-- BEGIN Source material --
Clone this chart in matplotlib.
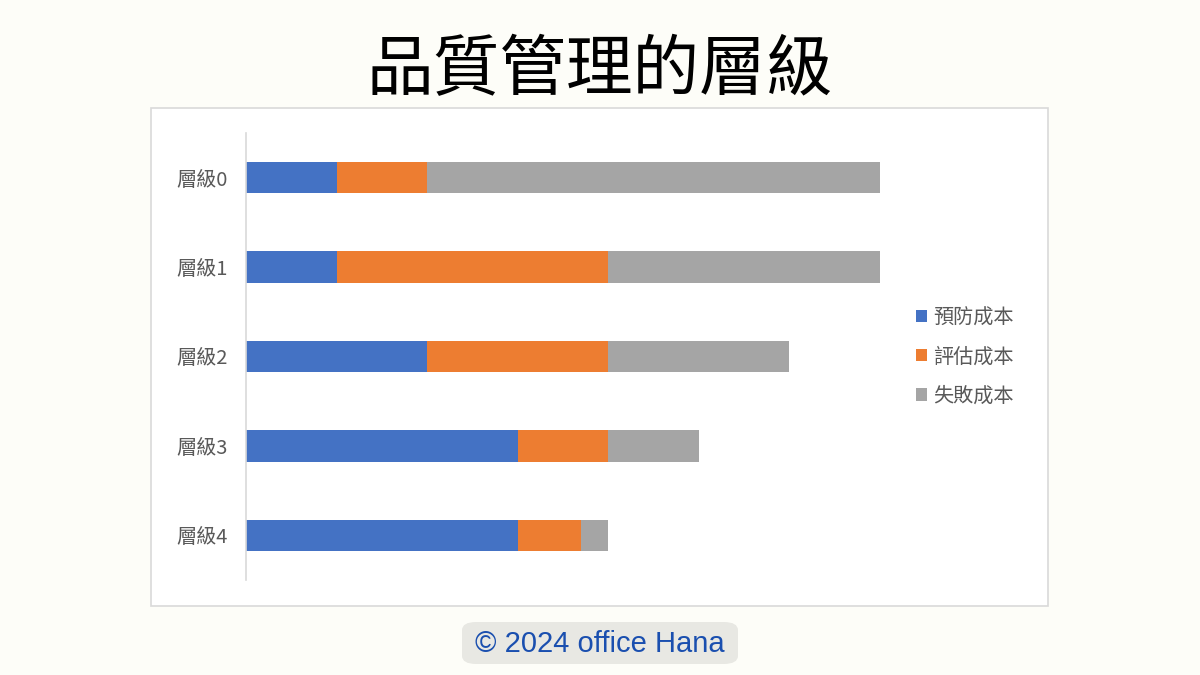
import matplotlib
matplotlib.use("Agg")
import matplotlib.pyplot as plt
from matplotlib.patches import Rectangle, FancyBboxPatch

plt.rcParams['font.family'] = ['Noto Sans CJK TC', 'DejaVu Sans']

categories = ["層級0", "層級1", "層級2", "層級3", "層級4"]
series_names = ["預防成本", "評估成本", "失敗成本"]
prevention = [1, 1, 2, 3, 3]
appraisal = [1, 3, 2, 1, 0.7]
failure = [5, 3, 2, 1, 0.3]
colors = ["#4472C4", "#ED7D31", "#A5A5A5"]

W, H = 1200, 675
fig = plt.figure(figsize=(12, 6.75), dpi=100)
fig.patch.set_facecolor("#FDFDF8")

# chart frame
fig.patches.append(Rectangle((151 / W, 1 - 606 / H), (1048 - 151) / W, (606 - 108) / H,
                             transform=fig.transFigure, facecolor="white",
                             edgecolor="#D9D9D9", linewidth=1.2, zorder=-5))

ax = fig.add_axes([246 / W, 1 - 580 / H, (880 - 246) / W, 447 / H])
ax.set_zorder(3)
ax.set_facecolor("none")

y = list(range(len(categories)))
left = [0] * len(categories)
for vals, name, c in zip([prevention, appraisal, failure], series_names, colors):
    ax.barh(y, vals, left=left, height=0.35, color=c, label=name)
    left = [l + v for l, v in zip(left, vals)]

ax.set_xlim(0, 7)
ax.set_ylim(4.5, -0.5)
ax.set_yticks(y)
ax.set_yticklabels(categories, fontsize=14.5, color="#595959")
ax.tick_params(axis='y', length=0, pad=13)
ax.set_xticks([])
for s in ["top", "right", "bottom"]:
    ax.spines[s].set_visible(False)
ax.spines["left"].set_color("#D9D9D9")
ax.spines["left"].set_linewidth(1.2)

leg = fig.legend(loc="center left", bbox_to_anchor=(898 / W, 1 - 357 / H),
                 frameon=False, fontsize=14.5, labelcolor="#595959",
                 handlelength=0.55, handleheight=0.55, handletextpad=0.3,
                 labelspacing=0.9)
leg.set_zorder(4)

fig.text(0.5, 1 - 71 / H, "品質管理的層級", ha="center", va="center",
         fontsize=48, color="black")

# copyright badge
fig.patches.append(FancyBboxPatch((462 / W, 1 - 664 / H), (738 - 462) / W, (664 - 622) / H,
                                  boxstyle="round,pad=0,rounding_size=0.012",
                                  transform=fig.transFigure, facecolor="#E8E8E3",
                                  edgecolor="none", zorder=1))
fig.text(600 / W, 1 - 644 / H, "© 2024 office Hana", ha="center", va="center",
         fontsize=21, color="#1A4FAF", family=["Liberation Sans", "DejaVu Sans"], zorder=2)

fig.savefig("out.png", dpi=100, facecolor=fig.get_facecolor())
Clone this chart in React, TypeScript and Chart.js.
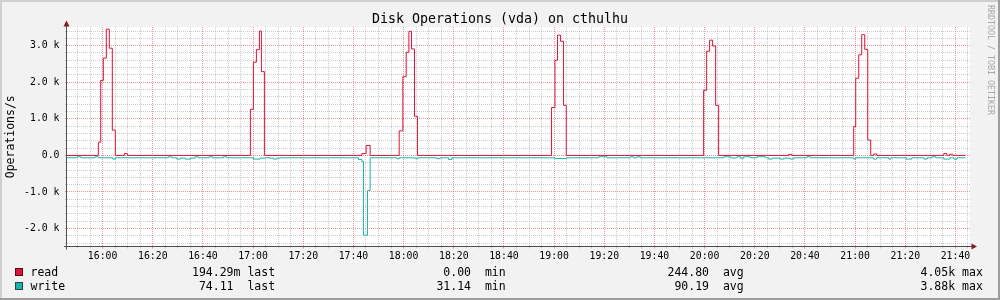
import React, { useEffect, useRef } from 'react';
import { Chart, registerables } from 'chart.js';

Chart.register(...registerables);

const FONT = '"DejaVu Sans Mono", monospace';

// ---- axes (time in minutes relative to 16:00) ----
const xMinMinutes = -14.2;
const xMaxMinutes = 345.8;
const xTickLabels = [
  '16:00', '16:20', '16:40', '17:00', '17:20', '17:40', '18:00', '18:20', '18:40',
  '19:00', '19:20', '19:40', '20:00', '20:20', '20:40', '21:00', '21:20', '21:40',
];
const yMinValue = -2490;
const yMaxValue = 3510;
const yTickValues = [-2000, -1000, 0, 1000, 2000, 3000];
const yTickLabels = ['-2.0 k', '-1.0 k', '0.0', '1.0 k', '2.0 k', '3.0 k'];

// ---- read series (ops/s), value holds from its time until the next time ----
const readTimes = [
  -14.2, -1.71, -0.76, 0.28, 1.48, 2.67, 3.87, 5.07, 8.66, 9.85,
  58.91, 60.11, 61.31, 62.51, 63.3, 64.5,
  103.35, 105.07, 106.66,
  118.23, 119.7, 121.02, 122.1, 123.14, 124.33, 125.53,
  178.98, 180.34, 181.37, 182.57, 183.77, 184.84,
  239.61, 240.81, 242.0, 243.2, 244.4, 245.59, 273.51, 274.71,
  299.44, 300.24, 301.44, 302.63, 303.83, 305.03, 306.22, 307.42, 308.62,
  335.34, 336.54, 337.73, 338.93, 344.0,
];
const readValues = [
  0, 360, 2050, 2660, 3450, 2930, 690, 0, 50, 0,
  1260, 2550, 2890, 3400, 2290, 0,
  50, 270, 0,
  670, 2150, 2820, 3390, 2910, 1070, 0,
  1310, 2600, 3290, 3120, 1370, 0,
  1780, 2850, 3150, 2990, 1370, 0, 30, 0,
  790, 2110, 2750, 3300, 2900, 420, 0, 40, 0,
  50, 0, 30, 0, 0,
];

// ---- write series (ops/s), drawn mirrored below zero ----
const writeTimes = [
  -14.2, -10.09, -8.74, -3.03, -1.71, 4.03, 5.07, 26.21, 27.56, 29.56, 30.87, 32.87, 34.86, 36.86, 38.17,
  42.44, 43.76, 48.15, 49.5, 60.11, 62.78, 64.78, 66.77, 68.09, 69.45, 70.76,
  102.0, 103.35, 103.99, 105.59, 106.66, 117.31, 118.23, 124.61, 125.53, 133.27, 134.58, 137.89, 139.25,
  180.34, 184.84, 197.73, 201.08, 210.37, 211.69, 213.04, 214.36,
  247.59, 250.26, 251.34, 252.25, 252.93, 254.25, 255.56, 258.24, 260.91, 264.22, 265.54, 266.89,
  270.2, 271.52, 274.19, 275.51, 280.85, 282.17,
  299.44, 300.24, 307.42, 308.62, 313.4, 314.2, 320.46, 322.58, 327.36, 328.72, 330.71, 332.15,
  335.34, 337.73, 339.33, 340.69, 344.0,
];
const writeValues = [
  65, 37, 65, 37, 65, 100, 65, 37, 65, 100, 75, 100, 75, 37, 65,
  37, 65, 37, 65, 100, 75, 65, 75, 100, 75, 65,
  110, 165, 2180, 960, 65, 90, 65, 90, 65, 90, 65, 110, 65,
  85, 65, 37, 65, 37, 65, 37, 65,
  37, 65, 75, 65, 37, 75, 37, 65, 37, 65, 100, 75,
  100, 75, 100, 65, 37, 65,
  100, 65, 100, 65, 100, 65, 100, 65, 100, 65, 37, 65,
  100, 65, 100, 65, 65,
];

// ---- legend ----
const legendNames = ['read', 'write'];
const legendColors = ['#dc143c', '#20b2aa'];
const legendLast = ['194.29m last', ' 74.11  last'];
const legendMin = ['  0.00  min', ' 31.14  min'];
const legendAvg = ['244.80  avg', ' 90.19  avg'];
const legendMax = ['4.05k max', '3.88k max'];

const TITLE = 'Disk Operations (vda) on cthulhu';
const Y_TITLE = 'Operations/s';
const WATERMARK = 'RRDTOOL / TOBI OETIKER';

const GRID = 'rgba(143,143,143,0.45)';
const MGRID = 'rgba(222,79,79,0.6)';
const AXIS = '#505050';
const ARROW = '#801f1f';

const near = (v: number, step: number) => Math.abs(v / step - Math.round(v / step)) < 1e-6;

const bgPlugin = {
  id: 'rrdBackground',
  beforeDraw(chart: any) {
    const { ctx, width, height, chartArea } = chart;
    ctx.save();
    ctx.fillStyle = '#f2f2f2';
    ctx.fillRect(0, 0, width, height);
    ctx.fillStyle = '#cfcfcf';
    ctx.fillRect(0, 0, width, 2);
    ctx.fillRect(0, 0, 2, height);
    ctx.fillStyle = '#9e9e9e';
    ctx.fillRect(width - 2, 0, 2, height);
    ctx.fillRect(0, height - 2, width, 2);
    ctx.fillStyle = '#ffffff';
    ctx.fillRect(chartArea.left, chartArea.top, chartArea.right - chartArea.left, chartArea.bottom - chartArea.top);
    ctx.restore();
  },
};

const axesPlugin = {
  id: 'rrdAxes',
  afterDatasetsDraw(chart: any) {
    const { ctx, chartArea } = chart;
    const { left, right, top, bottom } = chartArea;
    const ax = Math.round(left) - 0.5;
    const ay = Math.floor(bottom) + 0.5;
    ctx.save();
    ctx.strokeStyle = AXIS;
    ctx.lineWidth = 1;
    ctx.beginPath();
    ctx.moveTo(left - 3, ay);
    ctx.lineTo(right + 2, ay);
    ctx.moveTo(ax, bottom + 3);
    ctx.lineTo(ax, top - 1);
    ctx.stroke();
    ctx.fillStyle = ARROW;
    ctx.beginPath();
    ctx.moveTo(ax - 3, top - 0.5);
    ctx.lineTo(ax + 3, top - 0.5);
    ctx.lineTo(ax, top - 6.5);
    ctx.closePath();
    ctx.fill();
    ctx.beginPath();
    ctx.moveTo(right + 1.5, ay - 3);
    ctx.lineTo(right + 1.5, ay + 3);
    ctx.lineTo(right + 7, ay);
    ctx.closePath();
    ctx.fill();
    ctx.restore();
  },
};

export default function App() {
  const ref = useRef<HTMLCanvasElement>(null);

  useEffect(() => {
    const canvas = ref.current;
    if (!canvas) return;
    const readData = readTimes.map((t, i) => ({ x: t, y: readValues[i] }));
    const writeData = writeTimes.map((t, i) => ({ x: t, y: -writeValues[i] }));
    const chart = new Chart(canvas, {
      type: 'line',
      data: {
        datasets: [
          {
            label: legendNames[0],
            data: readData,
            borderColor: legendColors[0],
            borderWidth: 1,
            pointRadius: 0,
            stepped: 'before',
            fill: false,
          },
          {
            label: legendNames[1],
            data: writeData,
            borderColor: legendColors[1],
            borderWidth: 1,
            pointRadius: 0,
            stepped: 'before',
            fill: false,
          },
        ],
      },
      options: {
        responsive: false,
        animation: false,
        events: [],
        layout: { padding: { left: 0, top: 27, right: 30, bottom: 0 } },
        plugins: {
          legend: { display: false },
          tooltip: { enabled: false },
          title: { display: false },
        },
        scales: {
          x: {
            type: 'linear',
            min: xMinMinutes,
            max: xMaxMinutes,
            afterBuildTicks: (s: any) => {
              const t: any[] = [];
              for (let v = Math.ceil(xMinMinutes / 5) * 5; v <= xMaxMinutes; v += 5) t.push({ value: v });
              s.ticks = t;
            },
            afterFit: (s: any) => {
              s.height = 53.5;
            },
            border: { display: false, dash: [1, 1] },
            grid: {
              color: (c: any) => (near(c.tick.value, 20) ? MGRID : GRID),
              tickColor: (c: any) => (near(c.tick.value, 20) ? MGRID : GRID),
              tickLength: 2,
              tickBorderDash: [],
              drawTicks: true,
            },
            ticks: {
              autoSkip: false,
              maxRotation: 0,
              padding: 1.6,
              color: '#000',
              font: { family: FONT, size: 9.8 },
              callback: (v: any) => {
                const n = Number(v);
                if (!near(n, 20)) return '';
                const i = Math.round(n / 20);
                return xTickLabels[i] ?? '';
              },
            },
          },
          y: {
            type: 'linear',
            min: yMinValue,
            max: yMaxValue,
            afterBuildTicks: (s: any) => {
              const t: any[] = [];
              for (let v = Math.ceil(yMinValue / 200) * 200; v <= yMaxValue; v += 200) t.push({ value: v });
              s.ticks = t;
            },
            afterFit: (s: any) => {
              s.width = 67;
            },
            border: { display: false, dash: [1, 1] },
            grid: {
              color: (c: any) => (near(c.tick.value, 1000) ? MGRID : GRID),
              tickColor: (c: any) => (near(c.tick.value, 1000) ? MGRID : GRID),
              tickLength: 2,
              tickBorderDash: [],
              drawTicks: true,
            },
            title: {
              display: true,
              text: Y_TITLE,
              color: '#000',
              font: { family: FONT, size: 11.5 },
              padding: { top: 4.5, bottom: 0 },
            },
            ticks: {
              autoSkip: false,
              padding: 5.5,
              color: '#000',
              font: { family: FONT, size: 9.8 },
              callback: (v: any) => {
                const idx = yTickValues.findIndex((y) => Math.abs(y - Number(v)) < 1e-6);
                return idx >= 0 ? yTickLabels[idx] : '';
              },
            },
          },
        },
      },
      plugins: [bgPlugin, axesPlugin],
    } as any);
    return () => chart.destroy();
  }, []);

  const textBase: React.CSSProperties = {
    position: 'absolute',
    fontFamily: FONT,
    color: '#000',
    whiteSpace: 'pre',
    margin: 0,
  };
  const legendFont: React.CSSProperties = { fontSize: '11.5px', lineHeight: '14px' };
  const rowTops = [265, 279];
  const boxTops = [268, 282];

  return (
    <div style={{ position: 'absolute', left: 0, top: 0, width: 1000, height: 300, overflow: 'hidden' }}>
      <canvas
        ref={ref}
        width={1000}
        height={300}
        style={{ position: 'absolute', left: 0, top: 0, width: 1000, height: 300 }}
      />
      <div
        style={{
          ...textBase,
          left: 0,
          top: 11,
          width: 1000,
          textAlign: 'center',
          fontSize: '13.3px',
          lineHeight: '16px',
        }}
      >
        {TITLE}
      </div>
      {legendNames.map((name, i) => (
        <React.Fragment key={name}>
          <div
            style={{
              position: 'absolute',
              left: 15,
              top: boxTops[i],
              width: 6,
              height: 6,
              background: legendColors[i],
              border: '1px solid rgba(0,0,0,0.55)',
            }}
          />
          <div style={{ ...textBase, ...legendFont, left: 30.5, top: rowTops[i] }}>{name}</div>
          <div style={{ ...textBase, ...legendFont, left: 192, top: rowTops[i] }}>{legendLast[i]}</div>
          <div style={{ ...textBase, ...legendFont, left: 429.5, top: rowTops[i] }}>{legendMin[i]}</div>
          <div style={{ ...textBase, ...legendFont, left: 667.5, top: rowTops[i] }}>{legendAvg[i]}</div>
          <div style={{ ...textBase, ...legendFont, left: 920.5, top: rowTops[i] }}>{legendMax[i]}</div>
        </React.Fragment>
      ))}
      <div
        style={{
          ...textBase,
          left: 985,
          top: 5,
          width: 11,
          writingMode: 'vertical-rl',
          fontSize: '8.3px',
          lineHeight: '11px',
          color: '#a8a8a8',
        }}
      >
        {WATERMARK}
      </div>
    </div>
  );
}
-- END Source material --
» Given instruction
Copy each line that holds the word "matplotlib".

» Right answer
Clone this chart in matplotlib.
import matplotlib
matplotlib.use("Agg")
import matplotlib.pyplot as plt
from matplotlib.patches import Rectangle, FancyBboxPatch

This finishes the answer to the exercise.